L’impact sur l’environnement et la région est bien connu : pollution des eaux souterraines, de l’air, nuisances en surface, usage excessif de la ressource en eau. Il faut aussi réfléchir plus avant : le développement d’une activité de forage ne peut se faire qu’au détriment des autres secteurs d’activité : agriculture et tourisme. La viticulture est très présente autour de VdB, et rencontre déjà des problèmes d’approvisionnement en eau. Pour le tourisme, la dégradation du paysage serait terrible : on rapporte déjà que des ventes de villa ont été repoussées sine die, pour cette raison. Rappelons enfin que l’Ardèche reste une zone peuplée, à la différence des étendues du désert américain.
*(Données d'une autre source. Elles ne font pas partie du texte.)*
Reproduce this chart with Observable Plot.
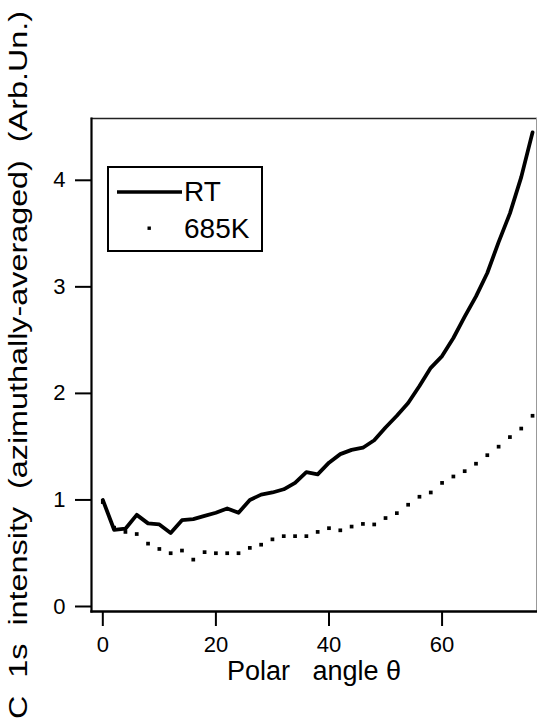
<!DOCTYPE html>
<html>
<head>
<meta charset="utf-8">
<script src="https://cdn.jsdelivr.net/npm/d3@7"></script>
<script src="https://cdn.jsdelivr.net/npm/@observablehq/plot@0.6"></script>
<style>
  body { margin: 0; background: #fff; }
  #wrap { position: relative; width: 537px; height: 723px; font-family: "Liberation Sans", Arial, Helvetica, sans-serif; }
  #legend { position: absolute; left: 106px; top: 165px; }
</style>
</head>
<body>
<div id="wrap"></div>
<script>
// ---- data ----
const theta = [0,2,4,6,8,10,12,14,16,18,20,22,24,26,28,30,32,34,36,38,40,42,44,46,48,50,52,54,56,58,60,62,64,66,68,70,72,74,76];
const rtValues = [1.00,0.72,0.73,0.86,0.78,0.77,0.69,0.81,0.82,0.85,0.88,0.92,0.88,1.00,1.05,1.07,1.10,1.16,1.26,1.24,1.35,1.43,1.47,1.49,1.56,1.68,1.79,1.91,2.07,2.24,2.35,2.52,2.72,2.91,3.13,3.42,3.69,4.03,4.45];
const k685Values = [0.98,0.74,0.70,0.68,0.59,0.54,0.50,0.525,0.44,0.51,0.50,0.50,0.50,0.55,0.58,0.63,0.66,0.66,0.66,0.70,0.735,0.715,0.75,0.775,0.77,0.83,0.876,0.955,1.03,1.07,1.16,1.22,1.27,1.34,1.42,1.50,1.59,1.67,1.79];
const seriesNames = ["RT", "685K"];
const xTicks = [0, 20, 40, 60];
const yTicks = [0, 1, 2, 3, 4];
const xLabel = "Polar\u00a0\u00a0\u00a0angle θ";
const yLabel = "C\u00a0\u00a01s\u00a0\u00a0intensity\u00a0\u00a0(azimuthally-averaged)\u00a0\u00a0(Arb.Un.)";

const rtData = theta.map((t, i) => ({theta: t, value: rtValues[i]}));
const k685Data = theta.map((t, i) => ({theta: t, value: k685Values[i]}));

const font = '"Liberation Sans", Arial, Helvetica, sans-serif';

const plot = Plot.plot({
  width: 537,
  height: 723,
  marginLeft: 91,
  marginRight: 1,
  marginTop: 118,
  marginBottom: 112,
  style: {fontFamily: font, background: "white", color: "black", overflow: "visible"},
  x: {domain: [-2, 76.7]},
  y: {domain: [-0.047, 4.58]},
  marks: [
    Plot.frame({anchor: "top", stroke: "#222", strokeWidth: 1.5}),
    Plot.frame({anchor: "right", stroke: "#999", strokeWidth: 1}),
    Plot.frame({anchor: "left", stroke: "black", strokeWidth: 2.2}),
    Plot.frame({anchor: "bottom", stroke: "black", strokeWidth: 2.4}),
    Plot.axisX({ticks: xTicks, tickFormat: d3.format("d"), tickSize: 15, tickPadding: 10, fontSize: 22, strokeWidth: 2,
      label: xLabel, labelAnchor: "center", labelOffset: 68, labelArrow: "none"}),
    Plot.axisY({ticks: yTicks, tickFormat: d3.format("d"), tickSize: 16, tickPadding: 10, fontSize: 22, strokeWidth: 2,
      label: yLabel, labelAnchor: "center", labelOffset: 82, labelArrow: "none"}),
    Plot.line(rtData, {x: "theta", y: "value", stroke: "black", strokeWidth: 3.8, strokeLinejoin: "round", strokeLinecap: "round"}),
    Plot.dot(k685Data, {x: "theta", y: "value", symbol: "square", r: 2.1, fill: "black", stroke: "none"})
  ]
});

document.getElementById("wrap").appendChild(plot);

// label styling
const svg = d3.select(plot);
svg.selectAll('g[aria-label="x-axis label"]').attr("font-size", 27).selectAll("text").attr("font-size", 27);
svg.selectAll('g[aria-label="y-axis label"]').attr("font-size", 25).selectAll("text")
  .attr("font-size", 25)
  .attr("textLength", 708)
  .attr("lengthAdjust", "spacingAndGlyphs");

// legend overlay
const legend = d3.select("#wrap").append("svg")
  .attr("id", "legend")
  .attr("width", 160).attr("height", 90)
  .style("font-family", font);
legend.append("rect").attr("x", 2).attr("y", 2).attr("width", 154).attr("height", 84)
  .attr("fill", "white").attr("stroke", "black").attr("stroke-width", 2);
legend.append("line").attr("x1", 11).attr("x2", 76).attr("y1", 27).attr("y2", 27)
  .attr("stroke", "black").attr("stroke-width", 3.6);
legend.append("text").attr("x", 78).attr("y", 36).attr("font-size", 28).text(seriesNames[0]);
legend.append("rect").attr("x", 41.5).attr("y", 61.5).attr("width", 3.4).attr("height", 3.4).attr("fill", "black");
legend.append("text").attr("x", 78).attr("y", 73).attr("font-size", 28).text(seriesNames[1]);
</script>
</body>
</html>
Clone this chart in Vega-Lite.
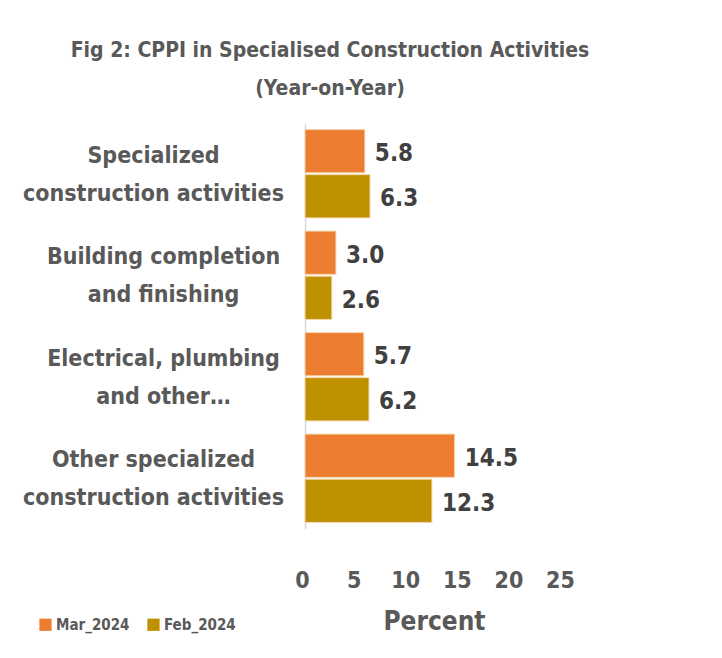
{
  "$schema": "https://vega.github.io/schema/vega-lite/v6.json",
  "width": 258,
  "height": 406,
  "autosize": "none",
  "padding": {"left": 305, "top": 123, "right": 159, "bottom": 129},
  "background": "white",
  "config": {"view": {"stroke": null}, "font": "DejaVu Sans Condensed, Open Sans, sans-serif"},
  "title": {
    "text": ["Fig 2: CPPI in Specialised Construction Activities", "(Year-on-Year)"],
    "fontSize": 21,
    "fontWeight": "bold",
    "color": "#595959",
    "anchor": "middle",
    "dx": -104,
    "lineHeight": 38,
    "offset": 24
  },
  "data": {
    "values": [
      {"category": "Specialized|construction activities", "month": "Mar_2024", "value": 5.8},
      {"category": "Specialized|construction activities", "month": "Feb_2024", "value": 6.3},
      {"category": "Building completion|and finishing", "month": "Mar_2024", "value": 3.0},
      {"category": "Building completion|and finishing", "month": "Feb_2024", "value": 2.6},
      {"category": "Electrical, plumbing|and other…", "month": "Mar_2024", "value": 5.7},
      {"category": "Electrical, plumbing|and other…", "month": "Feb_2024", "value": 6.2},
      {"category": "Other specialized|construction activities", "month": "Mar_2024", "value": 14.5},
      {"category": "Other specialized|construction activities", "month": "Feb_2024", "value": 12.3}
    ]
  },
  "encoding": {
    "y": {
      "field": "category",
      "type": "nominal",
      "sort": null,
      "scale": {"paddingInner": 0.13, "paddingOuter": 0.065},
      "axis": {
        "title": null,
        "labelExpr": "split(datum.label, '|')",
        "labelFontSize": 23,
        "labelFontWeight": "bold",
        "labelColor": "#595959",
        "labelAlign": "center",
        "labelBaseline": "middle",
        "labelLineHeight": 38,
        "labelOffset": -18,
        "labelPadding": {"condition": {"test": "indexof(datum.value, 'Building') == 0 || indexof(datum.value, 'Electrical') == 0", "value": 142}, "value": 152},
        "labelLimit": 400,
        "ticks": false,
        "domainColor": "#D9D9D9",
        "domainWidth": 1.5
      }
    },
    "yOffset": {"field": "month", "type": "nominal", "sort": ["Mar_2024", "Feb_2024"], "scale": {"paddingInner": 0.04}},
    "x": {
      "field": "value",
      "type": "quantitative",
      "scale": {"domain": [0, 25]},
      "axis": {
        "values": [0, 5, 10, 15, 20, 25],
        "title": "Percent",
        "titleFontSize": 26,
        "titleFontWeight": "bold",
        "titleColor": "#595959",
        "titlePadding": 16,
        "labelFontSize": 23,
        "labelFontWeight": "bold",
        "labelColor": "#595959",
        "labelPadding": 40,
        "labelFlush": false,
        "labelOffset": -3,
        "ticks": false,
        "domain": false,
        "grid": false
      }
    }
  },
  "layer": [
    {
      "mark": {"type": "bar", "stroke": "#F4D8B0", "strokeWidth": 1},
      "encoding": {
        "color": {
          "field": "month",
          "type": "nominal",
          "scale": {"domain": ["Mar_2024", "Feb_2024"], "range": ["#ED7D31", "#BF9000"]},
          "legend": {
            "title": null,
            "orient": "none",
            "legendX": -267,
            "legendY": 494,
            "direction": "horizontal",
            "symbolType": "square",
            "symbolSize": 150,
            "symbolStrokeWidth": 0,
            "labelFontSize": 15,
            "labelFontWeight": "bold",
            "labelColor": "#595959",
            "labelOffset": 3,
            "columnPadding": 16
          }
        }
      }
    },
    {
      "mark": {"type": "text", "align": "left", "baseline": "middle", "dx": 10, "dy": 3, "fontSize": 24, "fontWeight": "bold", "color": "#404040"},
      "encoding": {
        "text": {"field": "value", "type": "quantitative", "format": ".1f"}
      }
    }
  ]
}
Sur quels travaux d’experts la commune s’appuie-t-elle pour évaluer les risques ? VdB est en lien avec le collectif Sud-Ardèche « Non au gaz de schiste », qui travaille notamment avec des géologues avertis. Localement, deux géologues de la commune organisent des réunions publiques. Par contre, la confiance ne règne pas avec les organismes de l’Etat : IFP, mission d’inspection. Les élus locaux ont rencontré en mars le préfet de région, qui a précisé qu’il n’avait aucun pouvoir sur ce sujet. A ce jour, en mars, les élus locaux des zones concernées ne demandent plus seulement un moratoire, mais l’abrogation de l’arrêté ministériel autorisant l’exploration.

Le code minier a été modifié récemment, en faveur des exploitants. Quelle est la situation aujourd’hui ? Bien sûr, un habitant peut toujours faire un procès à un exploitant qui viendrait travailler sur son terrain, mais avec peu d’espoir, puisque le code minier reste géré par l’Etat, et que ce dernier semble prendre parti pour les exploitants.

Un compromis pour une exploitation plus propre, avec plus de garanties, est-il possible ? Il faut bien veiller à distinguer deux débats : celui des forages par fracturation, aujourd’hui, en Ardèche, et celui des choix énergétiques à long terme. Pour le premier, la population des zones concernées semble s’accorder pour penser que les techniques actuelles ne sont pas assez propres pour une zone aussi peuplée, aussi agricole, aussi touristique que l’Ardèche. En revanche, le débat énergétique doit être mené d’ici à quelques années, afin d’arbitrer entre le nucléaire, l’éolien, le gaz. Mais sur ce sujet, VdB reconnait avec bon sens n’être pas compétente. En tout cas, le débat sur de nouveaux forages en Ardèche, qui est très affectif, puisqu’il concerne directement la vie des habitants, ne peut être projeté sur le débat futur de l’énergie.

Pour finir, quels sont les moyens d’action de la commune pour protéger son territoire d’une exploitation abusive ? Tout simplement, les habitants s’opposeront à n’importe quelle intrusion sur la commune, même autorisée par l’état, même s’il ne s’agit que d’exploration. Un réseau de numéros de téléphone a été mis en place, pour bloquer la route si des camions arrivent. En effet, la prochaine étape attendue est l’arrivée de camions pour des études sismiques. En conclusion, la mobilisation des habitants est très importante, elle n’est pas encore essoufflée à ce jour (mars 2011), et elle envisage d’autres moyens qui lui permettront de tenir sur la durée. Il faut éviter à tout prix que l’exploitant n’arrive à ses fins en attendant un essoufflement de la contestation.